-- Exercise --
Transcribe the full listing exactly, and drop every picture.

········

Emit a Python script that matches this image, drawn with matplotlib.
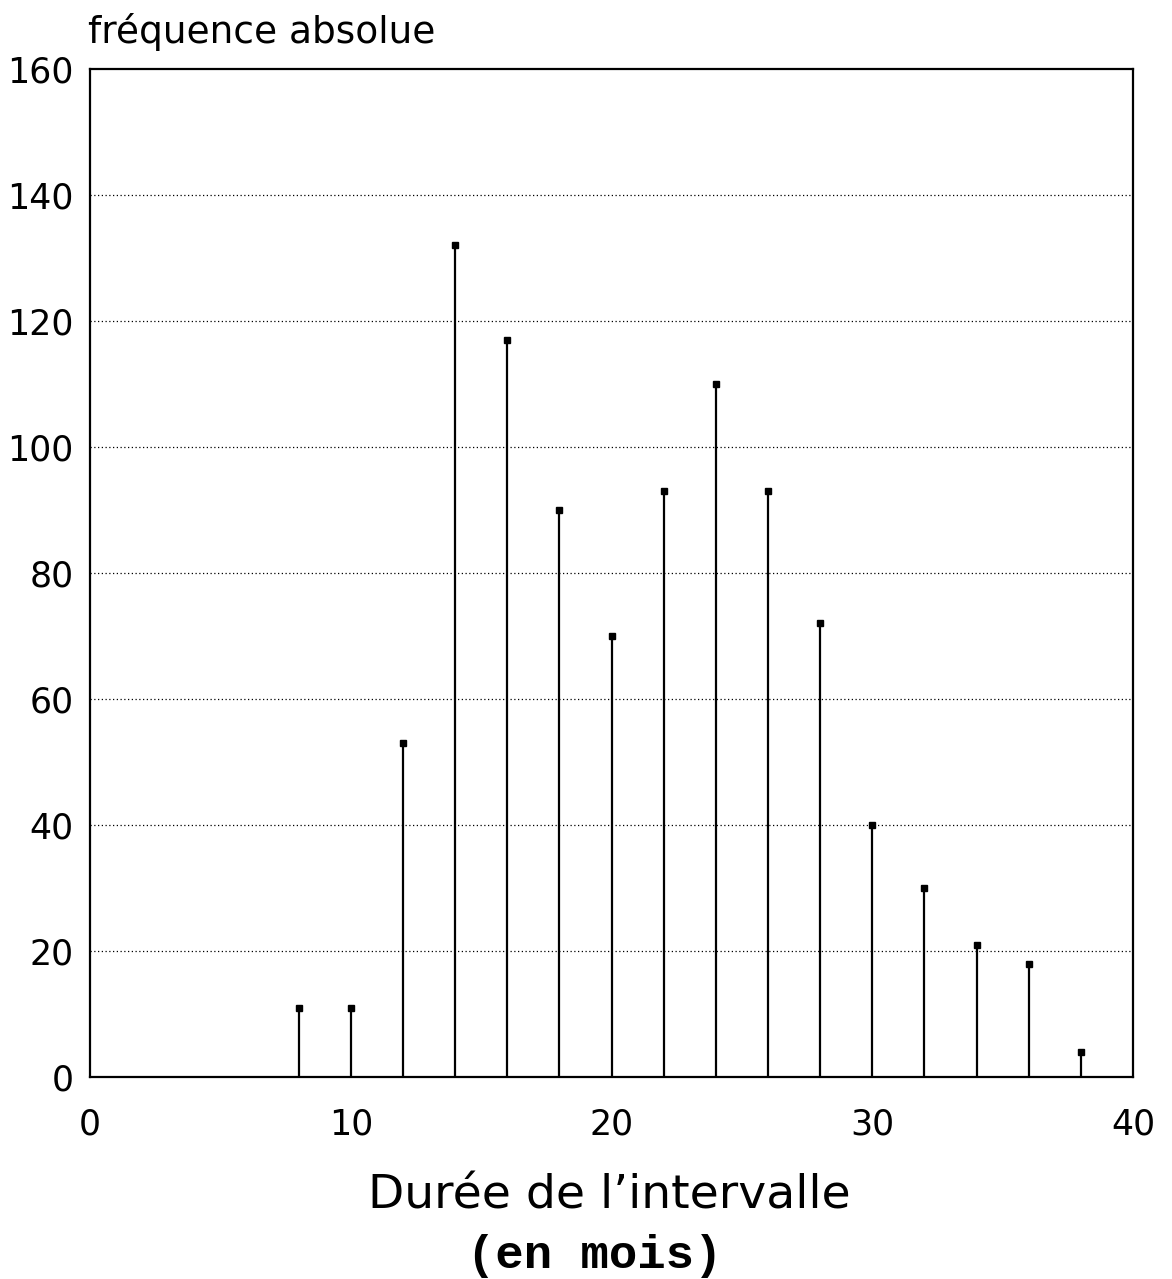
import matplotlib
matplotlib.use("Agg")
import matplotlib.pyplot as plt

durations = [8, 10, 12, 14, 16, 18, 20, 22, 24, 26, 28, 30, 32, 34, 36, 38]
frequencies = [11, 11, 53, 132, 117, 90, 70, 93, 110, 93, 72, 40, 30, 21, 18, 4]
xticks = [0, 10, 20, 30, 40]
yticks = [0, 20, 40, 60, 80, 100, 120, 140, 160]
grid_levels = [20, 40, 60, 80, 100, 120, 140]

fig = plt.figure(figsize=(11.72, 12.79), dpi=100)
ax = fig.add_axes([0.0768, 0.158, 0.890, 0.788])

ax.vlines(durations, 0, frequencies, colors="black", linewidth=1.6)
ax.plot(durations, frequencies, linestyle="none", marker="s", markersize=5,
        color="black")
for g in grid_levels:
    ax.axhline(g, color="black", linestyle=(0, (1, 2)), linewidth=0.9, zorder=0)

ax.set_xlim(0, 40)
ax.set_ylim(0, 160)
ax.set_xticks(xticks)
ax.set_yticks(yticks)
ax.tick_params(length=0, labelsize=25)
ax.tick_params(axis="y", pad=12)
ax.tick_params(axis="x", pad=22)
for s in ax.spines.values():
    s.set_linewidth(1.6)

fig.text(0.075, 0.975, "fréquence absolue", fontsize=27, ha="left", va="center")
fig.text(0.520, 0.065, "Durée de l\u2019intervalle", fontsize=34, ha="center", va="center")
fig.text(0.507, 0.018, "(en mois)", fontsize=34, ha="center", va="center",
         family="Liberation Mono", fontweight="bold")

fig.savefig("out.png", dpi=100)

········

-- Reply to the task --
Emit a Python script that matches this image, drawn with matplotlib.
import matplotlib
matplotlib.use("Agg")
import matplotlib.pyplot as plt

durations = [8, 10, 12, 14, 16, 18, 20, 22, 24, 26, 28, 30, 32, 34, 36, 38]
frequencies = [11, 11, 53, 132, 117, 90, 70, 93, 110, 93, 72, 40, 30, 21, 18, 4]
xticks = [0, 10, 20, 30, 40]
yticks = [0, 20, 40, 60, 80, 100, 120, 140, 160]
grid_levels = [20, 40, 60, 80, 100, 120, 140]

fig = plt.figure(figsize=(11.72, 12.79), dpi=100)
ax = fig.add_axes([0.0768, 0.158, 0.890, 0.788])

ax.vlines(durations, 0, frequencies, colors="black", linewidth=1.6)
ax.plot(durations, frequencies, linestyle="none", marker="s", markersize=5,
        color="black")
for g in grid_levels:
    ax.axhline(g, color="black", linestyle=(0, (1, 2)), linewidth=0.9, zorder=0)

ax.set_xlim(0, 40)
ax.set_ylim(0, 160)
ax.set_xticks(xticks)
ax.set_yticks(yticks)
ax.tick_params(length=0, labelsize=25)
ax.tick_params(axis="y", pad=12)
ax.tick_params(axis="x", pad=22)
for s in ax.spines.values():
    s.set_linewidth(1.6)

fig.text(0.075, 0.975, "fréquence absolue", fontsize=27, ha="left", va="center")
fig.text(0.520, 0.065, "Durée de l\u2019intervalle", fontsize=34, ha="center", va="center")
fig.text(0.507, 0.018, "(en mois)", fontsize=34, ha="center", va="center",
         family="Liberation Mono", fontweight="bold")

fig.savefig("out.png", dpi=100)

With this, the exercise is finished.